> Instructions to follow
Copy every line that mentions the word "this".

===== Stored records =====

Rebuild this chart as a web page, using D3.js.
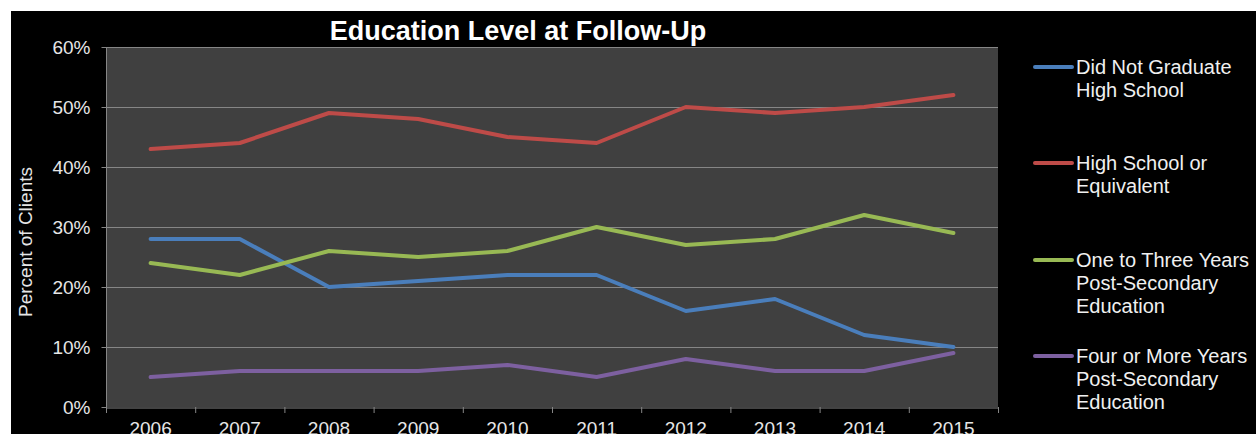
<!DOCTYPE html>
<html><head><meta charset="utf-8">
<script src="https://cdn.jsdelivr.net/npm/d3@7"></script>
<style>html,body{margin:0;padding:0;background:#fff;overflow:hidden}</style>
</head><body><svg id="c" width="1256" height="434"></svg>
<script>
const years = ["2006","2007","2008","2009","2010","2011","2012","2013","2014","2015"];
const seriesNames = [["Did Not Graduate","High School"],["High School or","Equivalent"],["One to Three Years","Post-Secondary","Education"],["Four or More Years","Post-Secondary","Education"]];
const didNotGraduate = [28,28,20,21,22,22,16,18,12,10];
const highSchool = [43,44,49,48,45,44,50,49,50,52];
const oneToThree = [24,22,26,25,26,30,27,28,32,29];
const fourOrMore = [5,6,6,6,7,5,8,6,6,9];
const colors = ["#4A7EBB","#BE4B48","#98B954","#7D60A0"];
const yTicks = [0,10,20,30,40,50,60];

const svg = d3.select("#c");
const font = "'Liberation Sans', Arial, sans-serif";
const txt = "#e6e6e6";
svg.append("rect").attr("x",11).attr("y",11).attr("width",1245).attr("height",423).attr("fill","#000");

const L=106,R=998,T=47,B=407;
const x = d3.scaleBand().domain(years).range([L,R]);
const y = d3.scaleLinear().domain([0,60]).range([B,T]);

svg.append("rect").attr("x",L).attr("y",T).attr("width",R-L).attr("height",B-T).attr("fill","#404040");

// gridlines
svg.append("g").selectAll("line").data(yTicks.filter(d=>d>0)).join("line")
  .attr("x1",L).attr("x2",R).attr("y1",d=>y(d)+0.5).attr("y2",d=>y(d)+0.5)
  .attr("stroke","#868686").attr("stroke-width",1);

// y axis
const ya = svg.append("g").attr("transform",`translate(${L+0.5},0)`)
  .call(d3.axisLeft(y).tickValues(yTicks).tickFormat(d=>d+"%").tickSize(5).tickPadding(11));
ya.select(".domain").attr("stroke","#868686").attr("d",`M0,${T}V${B}`);
ya.selectAll(".tick line").attr("stroke","#868686");
ya.selectAll("text").attr("fill",txt).style("font-family",font).style("font-size","19px");

// x axis
const xa = svg.append("g").attr("transform",`translate(0,${B+0.5})`)
  .call(d3.axisBottom(x).tickSize(0).tickPadding(14));
xa.select(".domain").attr("stroke","#868686");
xa.selectAll("text").attr("fill",txt).style("font-family",font).style("font-size","19px");
svg.append("g").selectAll("line").data(years.concat(["end"])).join("line")
  .attr("x1",(d,i)=>L+i*x.step()+0.5).attr("x2",(d,i)=>L+i*x.step()+0.5)
  .attr("y1",B).attr("y2",B+6).attr("stroke","#868686");

// lines
const data=[didNotGraduate,highSchool,oneToThree,fourOrMore];
const line = d3.line().x((d,i)=>x(years[i])+x.bandwidth()/2).y(d=>y(d));
svg.append("g").selectAll("path").data(data).join("path")
  .attr("d",line).attr("fill","none").attr("stroke",(d,i)=>colors[i])
  .attr("stroke-width",4).attr("stroke-linejoin","round").attr("stroke-linecap","round");

// title
svg.append("text").attr("x",518).attr("y",40).attr("text-anchor","middle")
  .attr("fill","#fff").style("font-family",font).style("font-weight","bold").style("font-size","27px")
  .text("Education Level at Follow-Up");

// y title
svg.append("text").attr("transform","translate(32,242) rotate(-90)").attr("text-anchor","middle")
  .attr("fill",txt).style("font-family",font).style("font-size","19px").text("Percent of Clients");

// legend
const legY=[67,163,260,356];
const lg = svg.append("g").selectAll("g").data(seriesNames).join("g");
lg.append("line").attr("x1",1035).attr("x2",1072).attr("y1",(d,i)=>legY[i]).attr("y2",(d,i)=>legY[i])
  .attr("stroke",(d,i)=>colors[i]).attr("stroke-width",4).attr("stroke-linecap","round");
lg.each(function(d,i){
  const t=d3.select(this).append("text").attr("fill","#f0f0f0").style("font-family",font).style("font-size","20px");
  d.forEach((s,j)=>t.append("tspan").attr("x",1076).attr("y",legY[i]+6.5+j*23.4).text(s));
});
</script></body></html>
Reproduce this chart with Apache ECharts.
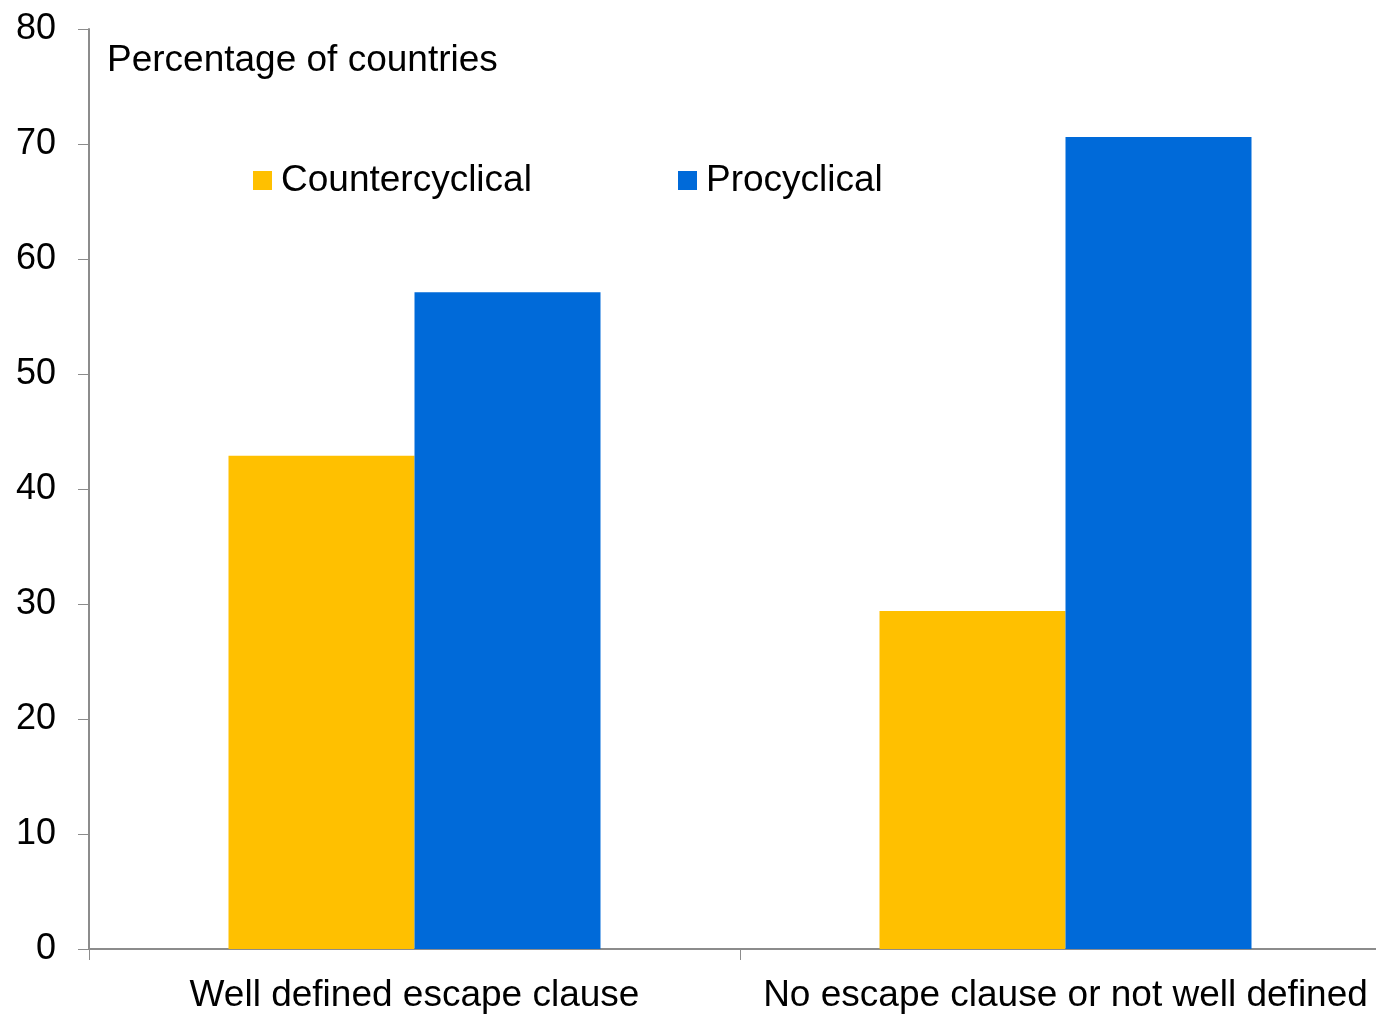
<!DOCTYPE html>
<html>
<head>
<meta charset="utf-8">
<script src="https://cdn.jsdelivr.net/npm/echarts@6/dist/echarts.min.js"></script>
<style>
  html, body { margin: 0; padding: 0; background: #fff; overflow: hidden; }
  /* the plot area runs a little past the right edge of the picture */
  #chart { width: 1391px; height: 1014px; }
</style>
</head>
<body>
<div id="chart"></div>
<script>
// categories and values
var categories = ['Well defined escape clause', 'No escape clause or not well defined'];
var countercyclical = [42.9, 29.4];
var procyclical = [57.1, 70.6];
var yTicks = [0, 80, 10]; // min, max, step

var fontFam = 'Liberation Sans, Arial, sans-serif';
var axisGrey = '#8c8c8c';

var myChart = echarts.init(document.getElementById('chart'));

var option = {
    backgroundColor: '#fff',
    animation: false,
    textStyle: { fontFamily: fontFam, color: '#000' },
    title: {
        text: 'Percentage of countries',
        left: 107,
        top: 42,
        padding: 0,
        textStyle: { fontFamily: fontFam, fontSize: 37, fontWeight: 'normal', color: '#000' }
    },
    legend: [
        {
            data: ['Countercyclical'],
            left: 253, top: 162,
            padding: 0,
            icon: 'rect', itemWidth: 19, itemHeight: 19,
            textStyle: { fontFamily: fontFam, fontSize: 37, color: '#000', padding: [0, 0, 0, 4] }
        },
        {
            data: ['Procyclical'],
            left: 678, top: 162,
            padding: 0,
            icon: 'rect', itemWidth: 19, itemHeight: 19,
            textStyle: { fontFamily: fontFam, fontSize: 37, color: '#000', padding: [0, 0, 0, 4] }
        }
    ],
    grid: { left: 89, top: 29, bottom: 65, right: 0, containLabel: false },
    xAxis: {
        type: 'category',
        data: categories,
        boundaryGap: true,
        axisLine: { lineStyle: { color: axisGrey, width: 2 } },
        axisTick: { show: true, length: 11, alignWithLabel: false, lineStyle: { color: axisGrey, width: 1 } },
        axisLabel: { fontFamily: fontFam, fontSize: 37, color: '#000', margin: 28, interval: 0 },
        splitLine: { show: false }
    },
    yAxis: {
        type: 'value',
        min: yTicks[0], max: yTicks[1], interval: yTicks[2],
        axisLine: { show: true, lineStyle: { color: axisGrey, width: 2 } },
        axisTick: { show: true, length: 11, lineStyle: { color: axisGrey, width: 1 } },
        axisLabel: { fontFamily: fontFam, fontSize: 36, color: '#000', margin: 33 },
        splitLine: { show: false }
    },
    series: [
        {
            name: 'Countercyclical',
            type: 'bar',
            data: countercyclical,
            barWidth: 186,
            barGap: '0%',
            itemStyle: { color: '#FFC000' }
        },
        {
            name: 'Procyclical',
            type: 'bar',
            data: procyclical,
            barWidth: 186,
            barGap: '0%',
            itemStyle: { color: '#006AD9' }
        }
    ]
};
myChart.setOption(option);
</script>
</body>
</html>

=====

> Expected answer
Rebuild this chart as a web page, using D3.js.
  const t=d3.select(this).append("text").attr("fill","#f0f0f0").style("font-family",font).style("font-size","20px");
Reproduce this chart with Apache ECharts.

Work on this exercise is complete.